Inspired by a painting of the subject at Ford’s Theater in Washington, writer-director Carl Wallnau devised this solo piece as a vehicle for his actress spouse. Colleen Smith Wallnau provides a strong portrait of the wife of Abraham Lincoln, convincingly depicting her as a proud, bitter, outspoken and often tactless woman.
The play presents a tortured, grieving widow “living in a haze of memory and pain.” It follows events in the life of Todd from the lanky lawyer’s awkward courtship to her place as the nation’s first lady and ultimately widowhood. Included are references to the death of her adored son Tad, her years as a wandering exile in Europe and her reckless spending. Following an agonizing public trial, her only surviving son Robert had her committed to an asylum.
Vivid supporting characters, also rendered by the star, include an amusing aged staffer who takes the new first lady on a tour of the White House, the devious trial lawyer Leonard Swett, the dubious medium Colchester and Dr. Willis Danforth, whose damning testimony resulted in the widow’s brief confinement in a mental institution.

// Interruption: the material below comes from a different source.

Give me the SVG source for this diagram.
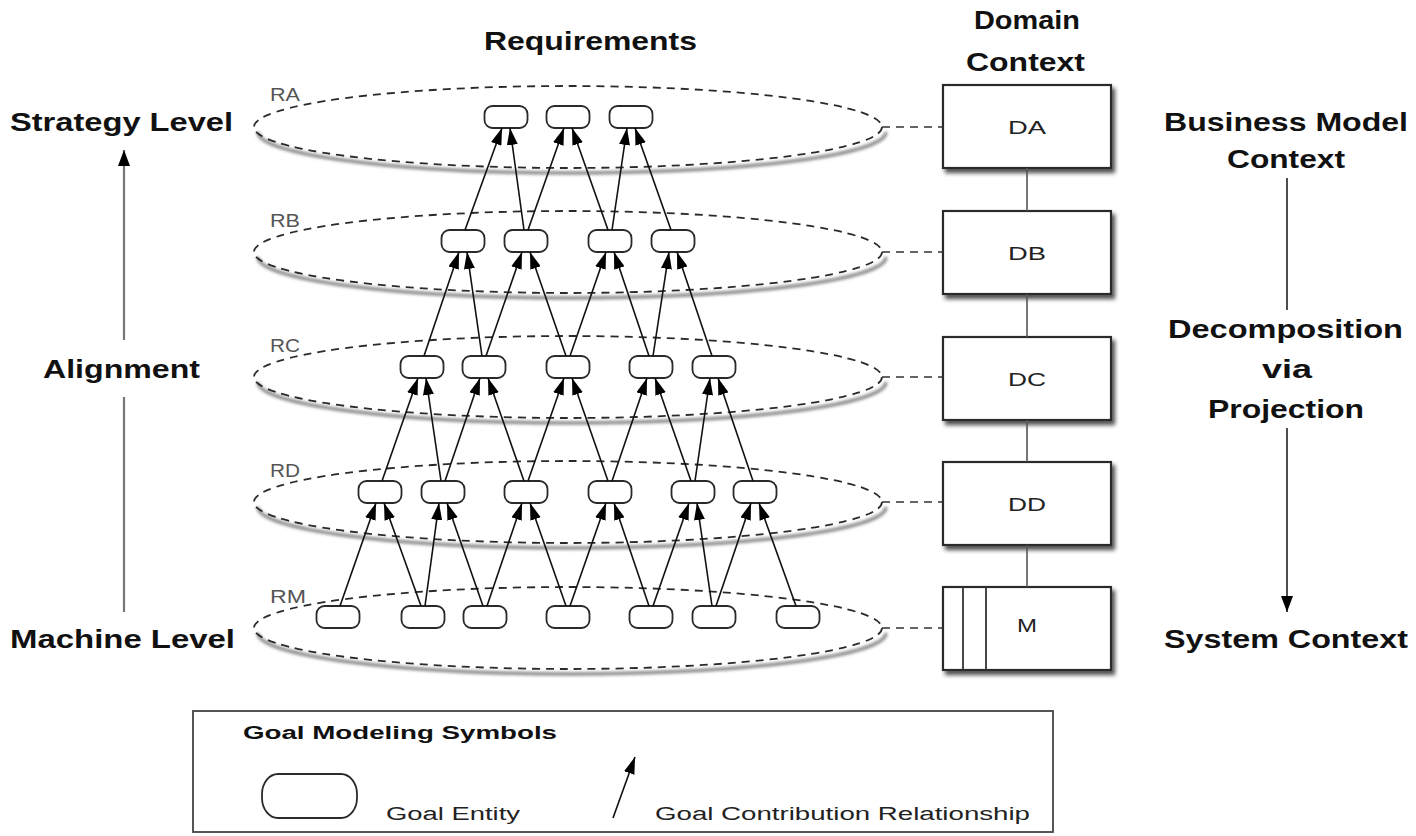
<svg xmlns="http://www.w3.org/2000/svg" width="1416" height="836" viewBox="0 0 1416 836">
<style>
  text { font-family: "Liberation Sans", Arial, sans-serif; fill: #111; }
  .hd { font-size: 25px; font-weight: bold; }
  .lvl { font-size: 18px; fill: #555; }
  .bx { font-size: 19px; fill: #222; }
  .lg { font-size: 18px; fill: #222; }
  .lgt { font-size: 18px; font-weight: bold; }
  .ell { fill: none; stroke: #2a2a2a; stroke-width: 1.8; stroke-dasharray: 8 6; }
  .esh { fill: none; stroke: #8a8a8a; stroke-width: 3.5; filter: url(#blur); }
  .goal { fill: #fff; stroke: #2a2a2a; stroke-width: 1.8; }
  .dom { fill: #fff; stroke: #2a2a2a; stroke-width: 2.2; }
  .arr { stroke: #111; stroke-width: 1.6; fill: none; marker-end: url(#ah); }
  .dash { stroke: #333; stroke-width: 1.6; stroke-dasharray: 8 6; fill: none; }
  .link { stroke: #555; stroke-width: 1.6; fill: none; }
</style>
<defs>
  <marker id="ah" viewBox="0 0 17 11" refX="17" refY="5.5" markerWidth="17" markerHeight="11" markerUnits="userSpaceOnUse" orient="auto">
    <path d="M0,0 L17,5.5 L0,11 z" fill="#000"/>
  </marker>
  <marker id="ah2" viewBox="0 0 16 12" refX="16" refY="6" markerWidth="16" markerHeight="12" markerUnits="userSpaceOnUse" orient="auto">
    <path d="M0,0 L16,6 L0,12 z" fill="#000"/>
  </marker>
  <filter id="sh" x="-10%" y="-20%" width="125%" height="150%">
    <feGaussianBlur in="SourceAlpha" stdDeviation="2"/>
    <feOffset dx="3" dy="4" result="o"/>
    <feComponentTransfer><feFuncA type="linear" slope="0.7"/></feComponentTransfer>
    <feMerge><feMergeNode/><feMergeNode in="SourceGraphic"/></feMerge>
  </filter>
  <filter id="blur" x="-5%" y="-30%" width="110%" height="160%">
    <feGaussianBlur stdDeviation="1.8"/>
  </filter>
</defs>
<rect width="1416" height="836" fill="#fff"/>

<!-- headings -->
<text class="hd" x="484" y="50" textLength="213" lengthAdjust="spacingAndGlyphs">Requirements</text>
<text class="hd" x="974" y="29" textLength="106" lengthAdjust="spacingAndGlyphs">Domain</text>
<text class="hd" x="966" y="71" textLength="119" lengthAdjust="spacingAndGlyphs">Context</text>

<g id="left-axis">
  <text class="hd" x="10" y="131" textLength="223" lengthAdjust="spacingAndGlyphs">Strategy Level</text>
  <text class="hd" x="43" y="378" textLength="157" lengthAdjust="spacingAndGlyphs">Alignment</text>
  <text class="hd" x="10" y="648" textLength="225" lengthAdjust="spacingAndGlyphs">Machine Level</text>
  <line x1="124" y1="612" x2="124" y2="397" stroke="#777" stroke-width="2.2"/>
  <line x1="124" y1="340" x2="124" y2="150" stroke="#777" stroke-width="2.2" marker-end="url(#ah2)"/>
</g>

<g id="right-axis">
  <text class="hd" x="1164" y="131" textLength="244" lengthAdjust="spacingAndGlyphs">Business Model</text>
  <text class="hd" x="1227" y="168" textLength="118" lengthAdjust="spacingAndGlyphs">Context</text>
  <text class="hd" x="1168" y="338" textLength="235" lengthAdjust="spacingAndGlyphs">Decomposition</text>
  <text class="hd" x="1262" y="378" textLength="50" lengthAdjust="spacingAndGlyphs">via</text>
  <text class="hd" x="1208" y="418" textLength="156" lengthAdjust="spacingAndGlyphs">Projection</text>
  <text class="hd" x="1164" y="648" textLength="244" lengthAdjust="spacingAndGlyphs">System Context</text>
  <line x1="1287" y1="178" x2="1287" y2="310" stroke="#222" stroke-width="1.6"/>
  <line x1="1287" y1="428" x2="1287" y2="612" stroke="#222" stroke-width="1.6" marker-end="url(#ah2)"/>
</g>

<!-- requirement level ellipses -->
<g id="RA"><path class="esh" d="M258,132 A314 41 0 0 0 886,132"/><ellipse class="ell" cx="568" cy="127" rx="314" ry="41"/><text class="lvl" x="270" y="101" textLength="30" lengthAdjust="spacingAndGlyphs">RA</text></g>
<g id="RB"><path class="esh" d="M258,257 A314 41 0 0 0 886,257"/><ellipse class="ell" cx="568" cy="252" rx="314" ry="41"/><text class="lvl" x="270" y="227" textLength="30" lengthAdjust="spacingAndGlyphs">RB</text></g>
<g id="RC"><path class="esh" d="M258,382 A314 41 0 0 0 886,382"/><ellipse class="ell" cx="568" cy="377" rx="314" ry="41"/><text class="lvl" x="270" y="352" textLength="30" lengthAdjust="spacingAndGlyphs">RC</text></g>
<g id="RD"><path class="esh" d="M258,507 A314 41 0 0 0 886,507"/><ellipse class="ell" cx="568" cy="502" rx="314" ry="41"/><text class="lvl" x="270" y="477" textLength="30" lengthAdjust="spacingAndGlyphs">RD</text></g>
<g id="RM"><path class="esh" d="M258,633 A314 41 0 0 0 886,633"/><ellipse class="ell" cx="568" cy="628" rx="314" ry="41"/><text class="lvl" x="270" y="603" textLength="36" lengthAdjust="spacingAndGlyphs">RM</text></g>

<!-- domain boxes -->
<g id="DA"><rect class="dom" x="943" y="85" width="168" height="83" filter="url(#sh)"/><text class="bx" x="1027" y="134" text-anchor="middle" textLength="38" lengthAdjust="spacingAndGlyphs">DA</text></g>
<g id="DB"><rect class="dom" x="943" y="211" width="168" height="83" filter="url(#sh)"/><text class="bx" x="1027" y="260" text-anchor="middle" textLength="38" lengthAdjust="spacingAndGlyphs">DB</text></g>
<g id="DC"><rect class="dom" x="943" y="337" width="168" height="83" filter="url(#sh)"/><text class="bx" x="1027" y="386" text-anchor="middle" textLength="38" lengthAdjust="spacingAndGlyphs">DC</text></g>
<g id="DD"><rect class="dom" x="943" y="462" width="168" height="83" filter="url(#sh)"/><text class="bx" x="1027" y="511" text-anchor="middle" textLength="38" lengthAdjust="spacingAndGlyphs">DD</text></g>
<g id="M"><rect class="dom" x="943" y="587" width="168" height="83" filter="url(#sh)"/><line x1="963" y1="587" x2="963" y2="670" stroke="#333" stroke-width="1.8"/><line x1="986" y1="587" x2="986" y2="670" stroke="#333" stroke-width="1.8"/><text class="bx" x="1027" y="632" text-anchor="middle" textLength="20" lengthAdjust="spacingAndGlyphs">M</text></g>

<!-- goal entities -->
<g id="goals">
  <g id="RA-goals">
    <rect class="goal" x="484.5" y="106" width="43" height="22" rx="8"/>
    <rect class="goal" x="546.5" y="106" width="43" height="22" rx="8"/>
    <rect class="goal" x="609.5" y="106" width="43" height="22" rx="8"/>
  </g>
  <g id="RB-goals">
    <rect class="goal" x="441.5" y="230" width="43" height="22" rx="8"/>
    <rect class="goal" x="504.5" y="230" width="43" height="22" rx="8"/>
    <rect class="goal" x="588.5" y="230" width="43" height="22" rx="8"/>
    <rect class="goal" x="651.5" y="230" width="43" height="22" rx="8"/>
  </g>
  <g id="RC-goals">
    <rect class="goal" x="400.5" y="356" width="43" height="22" rx="8"/>
    <rect class="goal" x="462.5" y="356" width="43" height="22" rx="8"/>
    <rect class="goal" x="546.5" y="356" width="43" height="22" rx="8"/>
    <rect class="goal" x="629.5" y="356" width="43" height="22" rx="8"/>
    <rect class="goal" x="692.5" y="356" width="43" height="22" rx="8"/>
  </g>
  <g id="RD-goals">
    <rect class="goal" x="358.5" y="481" width="43" height="22" rx="8"/>
    <rect class="goal" x="421.5" y="481" width="43" height="22" rx="8"/>
    <rect class="goal" x="504.5" y="481" width="43" height="22" rx="8"/>
    <rect class="goal" x="588.5" y="481" width="43" height="22" rx="8"/>
    <rect class="goal" x="671.5" y="481" width="43" height="22" rx="8"/>
    <rect class="goal" x="733.5" y="481" width="43" height="22" rx="8"/>
  </g>
  <g id="RM-goals">
    <rect class="goal" x="316.5" y="606" width="43" height="22" rx="8"/>
    <rect class="goal" x="401.5" y="606" width="43" height="22" rx="8"/>
    <rect class="goal" x="463.5" y="606" width="43" height="22" rx="8"/>
    <rect class="goal" x="546.5" y="606" width="43" height="22" rx="8"/>
    <rect class="goal" x="629.5" y="606" width="43" height="22" rx="8"/>
    <rect class="goal" x="692.5" y="606" width="43" height="22" rx="8"/>
    <rect class="goal" x="776.5" y="606" width="43" height="22" rx="8"/>
  </g>
</g>

<!-- connectors -->
<g id="connectors">
  <line class="dash" x1="882" y1="127" x2="943" y2="127"/>
  <line class="dash" x1="882" y1="252" x2="943" y2="252"/>
  <line class="dash" x1="882" y1="377" x2="943" y2="377"/>
  <line class="dash" x1="882" y1="502" x2="943" y2="502"/>
  <line class="dash" x1="882" y1="628" x2="943" y2="628"/>
  <line class="link" x1="1027" y1="168" x2="1027" y2="211"/>
  <line class="link" x1="1027" y1="294" x2="1027" y2="337"/>
  <line class="link" x1="1027" y1="420" x2="1027" y2="462"/>
  <line class="link" x1="1027" y1="545" x2="1027" y2="587"/>

  <line class="arr" x1="465" y1="230" x2="502" y2="128"/>
  <line class="arr" x1="524" y1="230" x2="510" y2="128"/>
  <line class="arr" x1="528" y1="230" x2="564" y2="128"/>
  <line class="arr" x1="608" y1="230" x2="572" y2="128"/>
  <line class="arr" x1="612" y1="230" x2="627" y2="128"/>
  <line class="arr" x1="671" y1="230" x2="635" y2="128"/>

  <line class="arr" x1="424" y1="356" x2="459" y2="252"/>
  <line class="arr" x1="482" y1="356" x2="467" y2="252"/>
  <line class="arr" x1="486" y1="356" x2="522" y2="252"/>
  <line class="arr" x1="566" y1="356" x2="530" y2="252"/>
  <line class="arr" x1="570" y1="356" x2="606" y2="252"/>
  <line class="arr" x1="649" y1="356" x2="614" y2="252"/>
  <line class="arr" x1="653" y1="356" x2="669" y2="252"/>
  <line class="arr" x1="712" y1="356" x2="677" y2="252"/>

  <line class="arr" x1="382" y1="481" x2="418" y2="378"/>
  <line class="arr" x1="441" y1="481" x2="426" y2="378"/>
  <line class="arr" x1="445" y1="481" x2="480" y2="378"/>
  <line class="arr" x1="524" y1="481" x2="488" y2="378"/>
  <line class="arr" x1="528" y1="481" x2="564" y2="378"/>
  <line class="arr" x1="608" y1="481" x2="572" y2="378"/>
  <line class="arr" x1="612" y1="481" x2="647" y2="378"/>
  <line class="arr" x1="691" y1="481" x2="655" y2="378"/>
  <line class="arr" x1="695" y1="481" x2="710" y2="378"/>
  <line class="arr" x1="753" y1="481" x2="718" y2="378"/>

  <line class="arr" x1="340" y1="606" x2="376" y2="503"/>
  <line class="arr" x1="421" y1="606" x2="384" y2="503"/>
  <line class="arr" x1="425" y1="606" x2="439" y2="503"/>
  <line class="arr" x1="483" y1="606" x2="447" y2="503"/>
  <line class="arr" x1="487" y1="606" x2="522" y2="503"/>
  <line class="arr" x1="566" y1="606" x2="530" y2="503"/>
  <line class="arr" x1="570" y1="606" x2="606" y2="503"/>
  <line class="arr" x1="649" y1="606" x2="614" y2="503"/>
  <line class="arr" x1="653" y1="606" x2="689" y2="503"/>
  <line class="arr" x1="712" y1="606" x2="697" y2="503"/>
  <line class="arr" x1="716" y1="606" x2="751" y2="503"/>
  <line class="arr" x1="796" y1="606" x2="759" y2="503"/>
</g>

<!-- legend -->
<g id="legend">
  <rect x="193" y="711" width="860" height="121" fill="#fff" stroke="#444" stroke-width="1.8"/>
  <text class="lgt" x="243" y="739" textLength="314" lengthAdjust="spacingAndGlyphs">Goal Modeling Symbols</text>
  <rect class="goal" x="262" y="774" width="95" height="44" rx="16" ry="20"/>
  <text class="lg" x="386" y="820" textLength="134" lengthAdjust="spacingAndGlyphs">Goal Entity</text>
  <line class="arr" x1="613" y1="818" x2="635" y2="757"/>
  <text class="lg" x="655" y="820" textLength="375" lengthAdjust="spacingAndGlyphs">Goal Contribution Relationship</text>
</g>
</svg>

There is minor assistance from two attendants who move pieces of furniture about and occasionally pop out of a cupboard or fireplace to preface a scene with a newspaper headline or a bit of damning gossip. It’s a rather awkward device.
Tech credits are admirable. The sound of horse hoofs in the distance, the patriotic marches, the roar of the crowd and the crackling boom of the fatal gunshot all add atmospheric flavor to the narrative. The flexible set serves for several locations, from the cold confines of a sanatorium to a ballroom.
Upstage panels revolve to reveal daguerreotype reproductions of the widow’s children and a familiar reproduction of the seated president in Washington’s Lincoln Memorial. Moods are accented by subtle, atmospheric lighting design. Single costume is a black hoop-skirted dress.
Wallnau’s staging is precise and direct.
Play provides a role many an actress would cherish, and before it falls into the hands of a Zoe Caldwell or a Rosemary Harris, I trust Colleen Smith Wallnau will have the opportunity to reach larger audiences in her stunning performance.